IT-led Big Data Projects Always Fail: CTO Teradata

Big data is not what most CIOs assume tells Stephen Brobst, CTO, Teradata Corporation who was in India recently. Brobst throws light on the different aspects of big data and how it can be used in different environments. Excerpts:

On Teradata’s India presence….

We have multiple development labs in India. The largest one is in Hyderabad. That is a hard core R&D lab, the core of the engine. We started our operations in India about 15 years ago. That time, it was more testing than high intellectual stuff. But now we are doing core development at our Indian R&D environment. We cannot quote the exact number of employees but it is in large hundreds. We also got development going on in Pune, Mumbai, Chennai, and Bengaluru. But Hyderabad is the most important one.

 

What are the focus areas in R&D? Is it offshore?

What I was talking about was hard core R&D. We are doing product development in that group. In core areas of the engine, ie, the optimizer and the file system, we have implemented some of the advanced features like temporal data management that was done mainly in the Indian part of our organization.

 

Since Teradata is into big data and analytics, what sort of challenges you see in this space? How is your development team working around solving these problems?

You call it a challenge I call it an opportunity. The industry moves very quickly. If you stand still for any amount of time, you will be passed by. We have to be much better than our competition otherwise people won’t buy our products. And yet we dominate in the big data and data warehousing space. And the reason we dominate is because we are always developing next-generation while the other guys are still thinking of the previous generation. We do a lot of work with universities. We have very smart customers and we listen to them. We are working very closely with our customers and they help us understand not just what they want now but where are they going in the future. Our job is to get there before them. Right now the area where we are having a lot of success is the big data space.

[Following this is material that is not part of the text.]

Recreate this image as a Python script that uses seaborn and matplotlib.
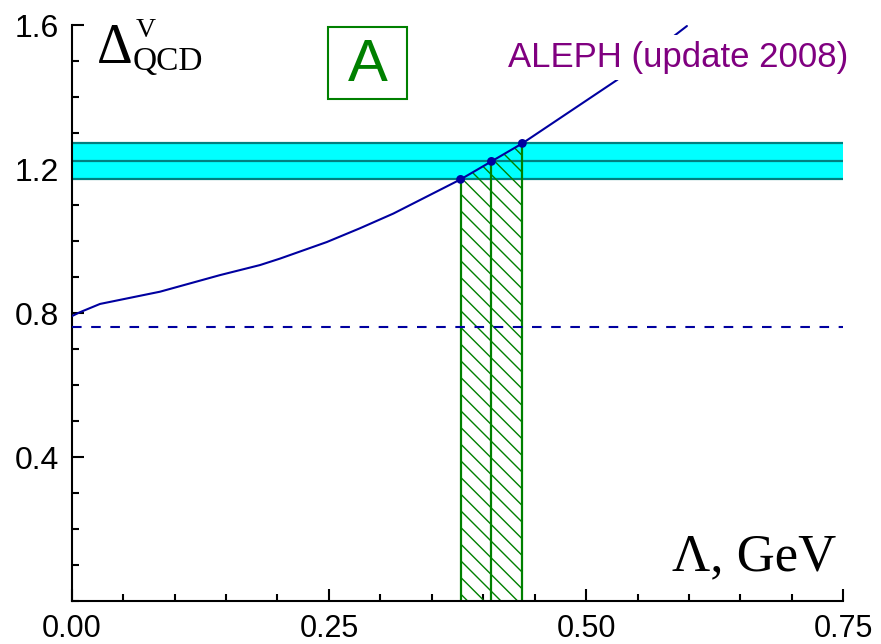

Has the big data landscape changed?

Big data is more non-traditional data. True uses of big data were basically dominated by the dot coms mainly in Silicon Valley. There is a lot of confusion over what is big data. And the ones that were doing it well were almost always dotcoms. They were eBay, Facebook, LinkedIn, Netflix, Google and these kinds of players.

The volume is not really the important part. That’s where people get confused. In India, if volume was the issue they have been doing big data for 20 years. Just because the size of the marketplace is big, everything is high volume data. Big data is not about high volume. The Indian marketplace is particularly confused at this point about that.

How relevant is big data for BFSI, healthcare, or retail?

Let’s talk about things that we can do today. If we look at the traditional analytics, most companies whether you are a bank or a telecommunications company or retailer they analyze transactions at the lowest level of detail. And transactions at the Indian marketplace with a billion people are high volume. It’s not big data but high volume data. Big data means that I am less interested in the bigness of the data and I am more interested in the diversity of the data. So I don’t want the transactions but I want the interactions. If you are a bank you see that I make a deposit online. But do you know all the clicks and all the searches that led up to that purchase? That’s the interaction. That’s the order of magnitude of bigger data probably 200 times of bigger data than the transaction. So yes it is high volume but that’s not the interesting thing. The interesting thing is now the customer behavior not just the transaction.

The web log data is not as structured as a transaction that you get in a banking system or a retail system or so on. There are new kinds of data type such as JSON for example. In Silicon Valley anyone who uses XML is a dinosaur. JSON (Javascript Object Notation) is a self-describing data type that allows you to do late binding. It is very flexible and it has roughly the same type of functionality. JSON is being used to capture sensor data, log data and social interaction data. If we talk about interactions, then there is click stream data. I can talk about tweeting about my experience on your retail site. Or Facebook blogging about my experience in your bank, the voice call interaction with a call center. Most banks record those calls and they do no analytical value from them. There is a ton of content in that interaction. So now the technologies exist to be able to capture the voice and do voice to text translation fact to mention sentimental scoring on the text they capture. This is big data. Now we are getting into very different kinds of data. It is not some record oriented thing you put in an excel spreadsheet. It is a voice file, text file, web log data or social media interaction, very different kinds of data.

 

How can businesses adopt big data and make it work for their business? How can they get true insights in their business, can they use it to prevent some disaster or moving forward with new business goals?

I think there are a couple of critical success factors. One of them especially in this marketplace is that you need to think big, but start small. Don’t try to solve all the problems at once. Take ‘A’ problem, particularly in this scale of the marketplace you can’t do it all at once. So pick a problem that has high volume, high priority of business and then focus on that problem, create a value and then focus on a self-sustaining model. This is particularly true with big data. IT led big data projects almost always fail. It is very important that you have these kinds of initiatives that you have business stakeholder as a part of that team, so that there is a collaboration that takes place between business and IT. IT by themselves will not be successful and business by themselves will not be successful, so you really need to get that joint team in place. So the thing is to look at what is your business goal, what are you trying to do. Big data is not always the answer, but sometimes it is the answer.